BEGIN Source material
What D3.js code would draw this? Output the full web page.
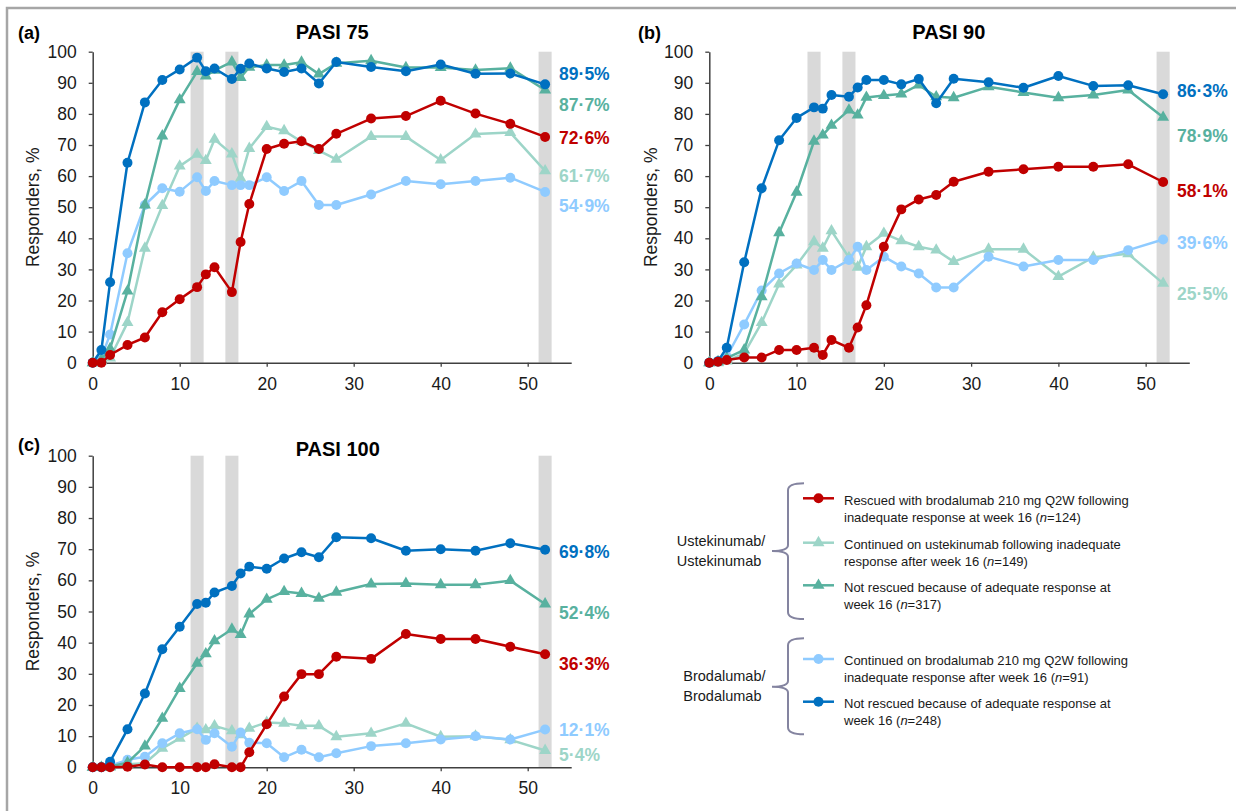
<!DOCTYPE html>
<html>
<head>
<meta charset="utf-8">
<script src="https://cdn.jsdelivr.net/npm/d3@7"></script>
<style>
  body { margin: 0; background: #fff; }
  svg { font-family: "Liberation Sans", Arial, sans-serif; }
</style>
</head>
<body>
<svg id="chart" width="1236" height="811"></svg>
<script>
// Week of each visit
var weeks = [0, 1, 2, 4, 6, 8, 10, 12, 13, 14, 16, 17, 18, 20, 22, 24, 26, 28, 32, 36, 40, 44, 48, 52];

// PASI 75
var rescued75   = [0, 0, 2.5, 5.7, 8.1, 16.2, 20.4, 24.3, 28.4, 30.7, 22.7, 38.8, 51.0, 68.7, 70.4, 71.2, 68.7, 73.6, 78.5, 79.3, 84.2, 80.1, 76.8, 72.6];
var ustCont75   = [0, 0.5, 1.5, 12.9, 36.8, 50.5, 63.2, 67.0, 65.0, 71.8, 67.1, 59.3, 68.9, 75.9, 74.6, 71.1, 68.2, 65.4, 72.7, 72.7, 65.2, 73.5, 74.0, 61.7];
var ustAdeq75   = [0, 1, 4.5, 23.0, 50.7, 72.9, 84.5, 93.6, 92.2, 94.0, 96.7, 91.7, 95.0, 95.7, 95.7, 96.6, 92.8, 96.3, 97.1, 94.9, 94.9, 94.1, 94.7, 87.7];
var broCont75   = [0, 1.7, 9.1, 35.2, 50.7, 56.1, 55.0, 59.6, 55.2, 58.4, 57.1, 57.1, 57.1, 59.6, 55.2, 58.4, 50.7, 50.7, 54.1, 58.4, 57.4, 58.4, 59.5, 54.9];
var broAdeq75   = [0, 4.1, 25.9, 64.3, 83.7, 90.9, 94.3, 98.1, 93.7, 94.6, 91.2, 94.5, 96.2, 94.6, 93.5, 94.6, 89.8, 96.7, 95.1, 93.7, 95.9, 92.9, 93.0, 89.5];

// PASI 90
var rescued90   = [0, 0.3, 0.9, 1.7, 1.7, 4.1, 4.1, 4.8, 2.5, 7.3, 4.8, 11.3, 18.5, 37.3, 49.3, 52.5, 53.9, 58.2, 61.4, 62.2, 63.0, 63.0, 63.8, 58.1];
var ustCont90   = [0, 0, 0.5, 3, 12.9, 25.3, 31.4, 38.9, 36.8, 42.4, 33.8, 30.7, 37.3, 41.6, 39.2, 37.3, 36.2, 32.5, 36.5, 36.5, 27.7, 33.9, 35.0, 25.5];
var ustAdeq90   = [0, 0.3, 1.5, 4.1, 21.2, 41.8, 54.8, 71.2, 73.2, 76.3, 81.2, 79.6, 85.3, 85.9, 86.4, 89.3, 85.5, 85.2, 88.7, 86.9, 85.2, 86.1, 87.7, 78.9];
var broCont90   = [0, 0.3, 2, 12.3, 23.2, 28.7, 31.9, 29.8, 33.0, 29.8, 33.0, 37.3, 29.8, 34.1, 30.9, 28.7, 24.2, 24.2, 34.1, 30.9, 33.0, 33.0, 36.2, 39.6];
var broAdeq90   = [0, 0.5, 4.8, 32.3, 56.1, 71.5, 78.7, 82.1, 81.7, 86.1, 85.5, 88.5, 90.9, 90.9, 89.5, 91.2, 83.4, 91.3, 90.2, 88.4, 92.2, 89.0, 89.2, 86.3];

// PASI 100
var rescued100  = [0, 0, 0, 0.2, 0.9, 0, 0, 0, 0, 1.0, 0, 0, 4.8, 13.8, 22.7, 29.9, 29.9, 35.5, 34.8, 42.8, 41.2, 41.2, 38.7, 36.3];
var ustCont100  = [0, 0, 0, 1, 1.3, 6.1, 9.3, 12.5, 12.0, 13.3, 11.7, 10.4, 12.5, 14.4, 14.1, 13.3, 13.3, 9.8, 10.9, 14.1, 9.8, 10.0, 8.8, 5.4];
var ustAdeq100  = [0, 0, 0.3, 1.5, 6.8, 15.7, 25.3, 33.4, 36.4, 40.6, 44.3, 42.6, 49.2, 53.9, 56.4, 55.8, 54.2, 56.2, 58.8, 59.0, 58.6, 58.6, 59.9, 52.4];
var broCont100  = [0, 0, 0.5, 2.4, 3.4, 7.7, 10.9, 12.2, 8.8, 10.9, 6.6, 11.2, 7.9, 7.7, 3.2, 5.6, 3.2, 4.5, 6.8, 7.7, 8.9, 10.0, 8.9, 12.1];
var broAdeq100  = [0, 0, 1.8, 12.2, 23.7, 37.9, 45.1, 52.4, 52.8, 56.1, 58.2, 62.2, 64.4, 63.7, 67.0, 69.0, 67.4, 73.8, 73.5, 69.5, 70.0, 69.5, 71.9, 69.8];

// Shaded visits and axis ticks
var bandWeeks = [12, 16, 52];
var xTicks = [0, 10, 20, 30, 40, 50];
var yTicks = [0, 10, 20, 30, 40, 50, 60, 70, 80, 90, 100];

// series order = drawing order (back to front)
var seriesKeys = ["ustCont", "broCont", "ustAdeq", "broAdeq", "rescued"];
var colors = {
  rescued: "#C00000",
  ustCont: "#9DD5C8",
  ustAdeq: "#58B19F",
  broCont: "#8FCBFF",
  broAdeq: "#0070C0"
};
var shapes = {
  rescued: d3.symbolCircle, broCont: d3.symbolCircle, broAdeq: d3.symbolCircle,
  ustCont: d3.symbolTriangle, ustAdeq: d3.symbolTriangle
};

var panels = [
  { tag: "(a)", title: "PASI 75", left: 92.7, top: 51.7, width: 478.5, height: 311,
    titleY: 39, tagX: 18, tagY: 39, ylabX: 33,
    values: { rescued: rescued75, ustCont: ustCont75, ustAdeq: ustAdeq75, broCont: broCont75, broAdeq: broAdeq75 },
    labelAt: { broAdeq: 93.0, ustAdeq: 83.1, rescued: 72.3, ustCont: 60.0, broCont: 50.5 } },
  { tag: "(b)", title: "PASI 90", left: 709.3, top: 51.7, width: 480, height: 311,
    titleY: 39, tagX: 638, tagY: 39, ylabX: 651,
    values: { rescued: rescued90, ustCont: ustCont90, ustAdeq: ustAdeq90, broCont: broCont90, broAdeq: broAdeq90 },
    labelAt: { broAdeq: 87.4, ustAdeq: 72.9, rescued: 55.3, broCont: 38.7, ustCont: 22.1 } },
  { tag: "(c)", title: "PASI 100", left: 92.7, top: 455.7, width: 478.5, height: 311.6,
    titleY: 455.5, tagX: 18, tagY: 451, ylabX: 33,
    values: { rescued: rescued100, ustCont: ustCont100, ustAdeq: ustAdeq100, broCont: broCont100, broAdeq: broAdeq100 },
    labelAt: { broAdeq: 69.2, ustAdeq: 49.6, rescued: 33.4, broCont: 12.2, ustCont: 3.9 } }
];

var svg = d3.select("#chart");

// outer frame (top and left edges only)
svg.append("path")
  .attr("d", "M7,811 L7,8 L1236,8")
  .attr("fill", "none")
  .attr("stroke", "#A6A6A6")
  .attr("stroke-width", 2.5);

function fmtPct(v) {
  return d3.format(".1f")(v).replace(".", "\u00B7") + "%";
}

function drawPanel(p) {
  var x = d3.scaleLinear().domain([0, 55]).range([p.left, p.left + p.width]);
  var y = d3.scaleLinear().domain([0, 100]).range([p.top + p.height, p.top]);
  var g = svg.append("g");

  // grey bands at weeks 12, 16, 52
  g.selectAll(".band")
    .data(bandWeeks)
    .enter()
    .append("rect")
    .attr("x", function(d) { return x(d - 0.75); })
    .attr("width", x(1.5) - x(0))
    .attr("y", y(100))
    .attr("height", y(0) - y(100))
    .attr("fill", "#D9D9D9");

  // axes
  var yAxis = d3.axisLeft(y).tickValues(yTicks).tickSize(4).tickSizeOuter(0).tickPadding(12);
  var gy = g.append("g").attr("transform", "translate(" + x(0) + ",0)").call(yAxis);
  var xAxis = d3.axisBottom(x).tickValues(xTicks).tickSize(4).tickSizeOuter(0).tickPadding(10.5);
  var gx = g.append("g").attr("transform", "translate(0," + y(0) + ")").call(xAxis);
  [gx, gy].forEach(function(a) {
    a.select(".domain").attr("stroke", "#404040").attr("stroke-width", 1.5);
    a.selectAll(".tick line").attr("stroke", "#404040").attr("stroke-width", 1.3);
    a.selectAll(".tick text").attr("font-size", "17.5px").attr("fill", "#1a1a1a")
      .attr("font-family", "'Liberation Sans', Arial, sans-serif");
  });

  var line = d3.line()
    .x(function(d, i) { return x(weeks[i]); })
    .y(function(d) { return y(d); });

  seriesKeys.forEach(function(k) {
    var vals = p.values[k];
    g.append("path")
      .attr("d", line(vals))
      .attr("fill", "none")
      .attr("stroke", colors[k])
      .attr("stroke-width", 2.5)
      .attr("stroke-linejoin", "round");
    g.selectAll(".m-" + k)
      .data(vals)
      .enter()
      .append("path")
      .attr("class", "m-" + k)
      .attr("d", d3.symbol().type(shapes[k]).size(shapes[k] === d3.symbolCircle ? 78 : 62))
      .attr("transform", function(d, i) { return "translate(" + x(weeks[i]) + "," + y(d) + ")"; })
      .attr("fill", colors[k]);
  });

  // end-of-study value labels
  seriesKeys.forEach(function(k) {
    var vals = p.values[k];
    g.append("text")
      .attr("x", x(52) + 14)
      .attr("y", y(p.labelAt[k]))
      .attr("dy", "0.36em")
      .attr("font-size", "17.5px")
      .attr("font-weight", "bold")
      .attr("fill", colors[k])
      .text(fmtPct(vals[vals.length - 1]));
  });

  // titles
  g.append("text")
    .attr("x", x(0) + 203)
    .attr("y", p.titleY)
    .attr("font-size", "20px")
    .attr("font-weight", "bold")
    .attr("fill", "#000")
    .text(p.title);
  g.append("text")
    .attr("x", p.tagX)
    .attr("y", p.tagY)
    .attr("font-size", "18px")
    .attr("font-weight", "bold")
    .attr("fill", "#000")
    .text(p.tag);
  g.append("text")
    .attr("transform", "translate(" + p.ylabX + "," + (p.top + p.height / 2) + ") rotate(-90)")
    .attr("text-anchor", "middle")
    .attr("dy", "0.35em")
    .attr("font-size", "17.5px")
    .attr("fill", "#1a1a1a")
    .text("Responders, %");
}

panels.forEach(drawPanel);

// ----- legend -----
var legendItems = [
  { key: "rescued", line1: "Rescued with brodalumab 210 mg Q2W following", line2: "inadequate response at week 16 (", n: 124 },
  { key: "ustCont", line1: "Continued on ustekinumab following inadequate", line2: "response after week 16 (", n: 149 },
  { key: "ustAdeq", line1: "Not rescued because of adequate response at", line2: "week 16 (", n: 317 },
  { key: "broCont", line1: "Continued on brodalumab 210 mg Q2W following", line2: "inadequate response after week 16 (", n: 91 },
  { key: "broAdeq", line1: "Not rescued because of adequate response at", line2: "week 16 (", n: 248 }
];
var legendRowY = [498.3, 542.7, 585.3, 659, 701.7];
var groups = [
  { lines: ["Ustekinumab/", "Ustekinumab"], x: 676.7, y: 546, top: 483.3, tip: 551, bottom: 619 },
  { lines: ["Brodalumab/", "Brodalumab"], x: 683.3, y: 681, top: 638.3, tip: 686.7, bottom: 734.3 }
];

var lg = svg.append("g");
legendItems.forEach(function(it, i) {
  var cy = legendRowY[i];
  lg.append("line")
    .attr("x1", 803).attr("x2", 834)
    .attr("y1", cy).attr("y2", cy)
    .attr("stroke", colors[it.key]).attr("stroke-width", 2.5);
  lg.append("path")
    .attr("d", d3.symbol().type(shapes[it.key]).size(shapes[it.key] === d3.symbolCircle ? 78 : 62))
    .attr("transform", "translate(818.5," + cy + ")")
    .attr("fill", colors[it.key]);
  var t = lg.append("text")
    .attr("font-size", "13px")
    .attr("fill", "#1a1a1a");
  t.append("tspan").attr("x", 844).attr("y", cy + 6.2).text(it.line1);
  var t2 = t.append("tspan").attr("x", 844).attr("y", cy + 23.3).text(it.line2);
  t.append("tspan").attr("font-style", "italic").text("n");
  t.append("tspan").text("=" + it.n + ")");
});

groups.forEach(function(gr) {
  var p = d3.path();
  var bx = 788, ex = 804, tx = 772;
  p.moveTo(ex, gr.top);
  p.quadraticCurveTo(bx, gr.top, bx, gr.top + 7);
  p.lineTo(bx, gr.tip - 6);
  p.quadraticCurveTo(bx, gr.tip, tx, gr.tip);
  p.quadraticCurveTo(bx, gr.tip, bx, gr.tip + 6);
  p.lineTo(bx, gr.bottom - 7);
  p.quadraticCurveTo(bx, gr.bottom, ex, gr.bottom);
  lg.append("path")
    .attr("d", p.toString())
    .attr("fill", "none")
    .attr("stroke", "#8484A0")
    .attr("stroke-width", 2);
  lg.append("text")
    .attr("font-size", "14.5px")
    .attr("fill", "#1a1a1a")
    .selectAll("tspan")
    .data(gr.lines)
    .enter()
    .append("tspan")
    .attr("x", gr.x)
    .attr("y", function(d, i) { return gr.y + i * 20; })
    .text(function(d) { return d; });
});
</script>
</body>
</html>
END Source material
Written exercise
Please restate the material above line by line, exactly, beginning at its first line and ending with the line that contains "44, 48, 52];", without any pictures.

Solution to the exercise
What D3.js code would draw this? Output the full web page.
<!DOCTYPE html>
<html>
<head>
<meta charset="utf-8">
<script src="https://cdn.jsdelivr.net/npm/d3@7"></script>
<style>
  body { margin: 0; background: #fff; }
  svg { font-family: "Liberation Sans", Arial, sans-serif; }
</style>
</head>
<body>
<svg id="chart" width="1236" height="811"></svg>
<script>
// Week of each visit
var weeks = [0, 1, 2, 4, 6, 8, 10, 12, 13, 14, 16, 17, 18, 20, 22, 24, 26, 28, 32, 36, 40, 44, 48, 52];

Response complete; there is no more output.